# Data section
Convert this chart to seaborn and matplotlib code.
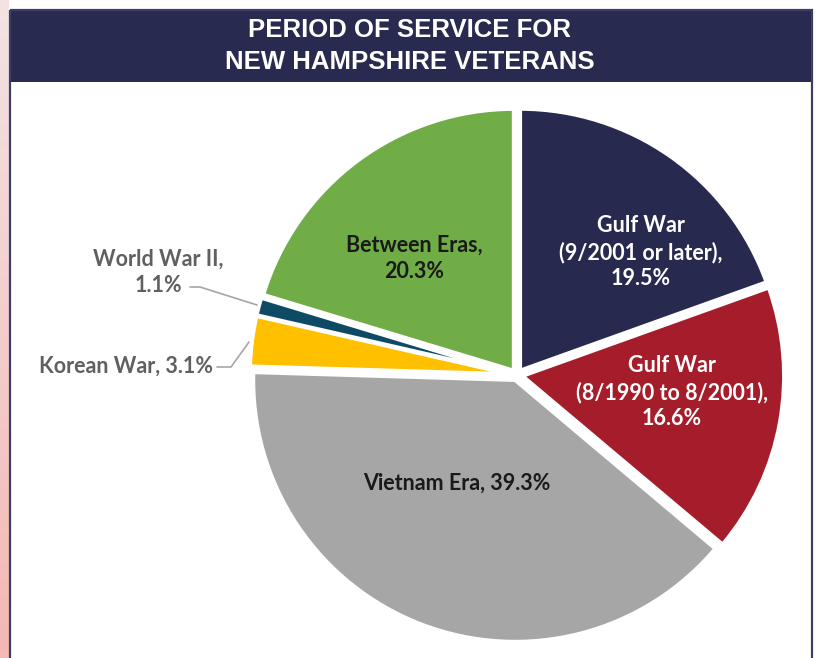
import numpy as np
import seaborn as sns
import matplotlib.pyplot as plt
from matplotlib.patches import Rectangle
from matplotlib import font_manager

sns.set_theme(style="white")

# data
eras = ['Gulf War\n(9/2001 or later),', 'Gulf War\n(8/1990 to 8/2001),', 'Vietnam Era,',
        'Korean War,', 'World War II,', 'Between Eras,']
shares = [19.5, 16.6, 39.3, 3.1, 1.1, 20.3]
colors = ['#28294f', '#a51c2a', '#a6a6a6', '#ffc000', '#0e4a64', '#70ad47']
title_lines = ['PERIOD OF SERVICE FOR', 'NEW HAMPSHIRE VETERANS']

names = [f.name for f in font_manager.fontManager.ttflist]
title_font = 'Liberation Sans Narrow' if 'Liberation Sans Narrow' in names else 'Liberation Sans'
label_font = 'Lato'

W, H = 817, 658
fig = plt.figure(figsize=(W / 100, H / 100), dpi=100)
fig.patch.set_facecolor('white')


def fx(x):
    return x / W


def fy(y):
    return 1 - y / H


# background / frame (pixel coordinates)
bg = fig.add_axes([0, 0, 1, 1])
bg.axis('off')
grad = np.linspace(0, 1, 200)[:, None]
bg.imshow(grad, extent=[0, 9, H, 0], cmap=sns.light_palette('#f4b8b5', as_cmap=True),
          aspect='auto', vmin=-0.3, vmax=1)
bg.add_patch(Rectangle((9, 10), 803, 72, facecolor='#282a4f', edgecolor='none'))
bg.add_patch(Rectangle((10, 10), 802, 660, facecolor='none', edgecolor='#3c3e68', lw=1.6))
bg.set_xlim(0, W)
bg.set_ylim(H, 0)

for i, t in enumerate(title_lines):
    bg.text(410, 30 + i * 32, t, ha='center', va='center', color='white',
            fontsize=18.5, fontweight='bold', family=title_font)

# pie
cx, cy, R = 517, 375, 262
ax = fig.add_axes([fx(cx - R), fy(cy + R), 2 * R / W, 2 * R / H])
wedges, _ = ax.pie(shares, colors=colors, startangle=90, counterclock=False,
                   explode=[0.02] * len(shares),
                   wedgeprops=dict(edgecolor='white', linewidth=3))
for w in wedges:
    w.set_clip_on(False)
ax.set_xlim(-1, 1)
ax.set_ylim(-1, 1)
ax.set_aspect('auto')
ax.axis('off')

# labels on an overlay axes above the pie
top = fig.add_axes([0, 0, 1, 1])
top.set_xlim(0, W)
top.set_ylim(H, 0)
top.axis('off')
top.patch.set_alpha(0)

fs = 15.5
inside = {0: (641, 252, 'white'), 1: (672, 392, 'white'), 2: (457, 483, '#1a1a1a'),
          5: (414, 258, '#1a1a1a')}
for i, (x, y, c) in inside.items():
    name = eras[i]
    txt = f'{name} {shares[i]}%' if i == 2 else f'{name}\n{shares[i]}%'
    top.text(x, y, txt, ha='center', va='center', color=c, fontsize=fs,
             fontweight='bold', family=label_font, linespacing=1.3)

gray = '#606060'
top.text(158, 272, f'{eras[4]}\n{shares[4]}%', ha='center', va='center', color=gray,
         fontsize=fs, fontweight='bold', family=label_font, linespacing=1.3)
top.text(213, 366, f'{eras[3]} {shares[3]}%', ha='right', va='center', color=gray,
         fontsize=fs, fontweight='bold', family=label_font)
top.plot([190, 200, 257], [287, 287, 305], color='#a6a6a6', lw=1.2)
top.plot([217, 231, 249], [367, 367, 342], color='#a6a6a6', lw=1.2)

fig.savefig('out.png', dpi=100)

# Task brief
Return only the lines running from the top of the data to the line that holds "title_lines = ['PERIOD". Include both of those lines, but skip the pictures.

# Solution to this problem
Convert this chart to seaborn and matplotlib code.
import numpy as np
import seaborn as sns
import matplotlib.pyplot as plt
from matplotlib.patches import Rectangle
from matplotlib import font_manager

sns.set_theme(style="white")

# data
eras = ['Gulf War\n(9/2001 or later),', 'Gulf War\n(8/1990 to 8/2001),', 'Vietnam Era,',
        'Korean War,', 'World War II,', 'Between Eras,']
shares = [19.5, 16.6, 39.3, 3.1, 1.1, 20.3]
colors = ['#28294f', '#a51c2a', '#a6a6a6', '#ffc000', '#0e4a64', '#70ad47']
title_lines = ['PERIOD OF SERVICE FOR', 'NEW HAMPSHIRE VETERANS']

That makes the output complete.